Though Ms. Hawkins was the incumbent, Mr. Graham was heavily favored, and I was assigned to shadow him. He was one of those politicians who truly enjoyed campaigning, enthusiastically glad-handing voters as he and a small band of reporters flew around the state. The governor and his aides became so confident that they allowed us reporters to talk them into an unscheduled detour to Key West, ostensibly to campaign but really just to chill and have lunch.

If only the scores of campaigns I have written about since had been so accommodating. I’ve covered every congressional campaign cycle for the past four decades — interspersed with presidential elections, special elections and disputed elections — and not one of them included a stop in Key West.

While congressional campaigns have changed enormously over the years, the way The Times covers them is fundamentally the same as it was nearly four decades ago: We focus on individual races, in pursuit of broader themes and ramifications for what is happening — or going to happen — on Capitol Hill and, more generally, in national politics. We look for trends resonating through elections, such as how the debate over abortion rights is influencing congressional races around the country.

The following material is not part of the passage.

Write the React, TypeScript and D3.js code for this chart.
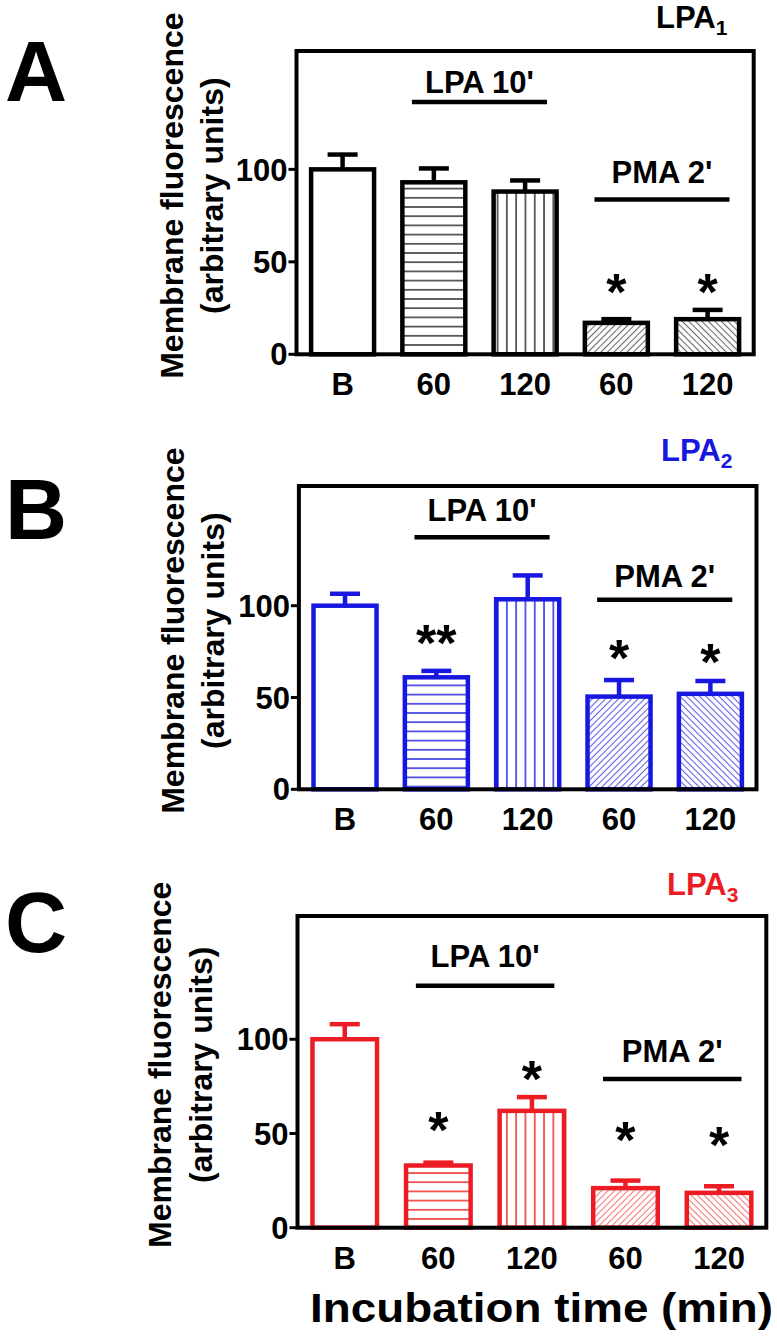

In our reporting this year on Senate campaigns, our emphasis has been on whether Democrats can sustain their razor-thin majority given a map of races that favors Republicans. Two embattled Democratic incumbents — Senators Jon Tester of Montana and Sherrod Brown of Ohio — are running for re-election in states Donald J. Trump won in 2020 and is expected to win this year. Others are on the ballot in crucial, hotly contested swing states such as Michigan and Pennsylvania.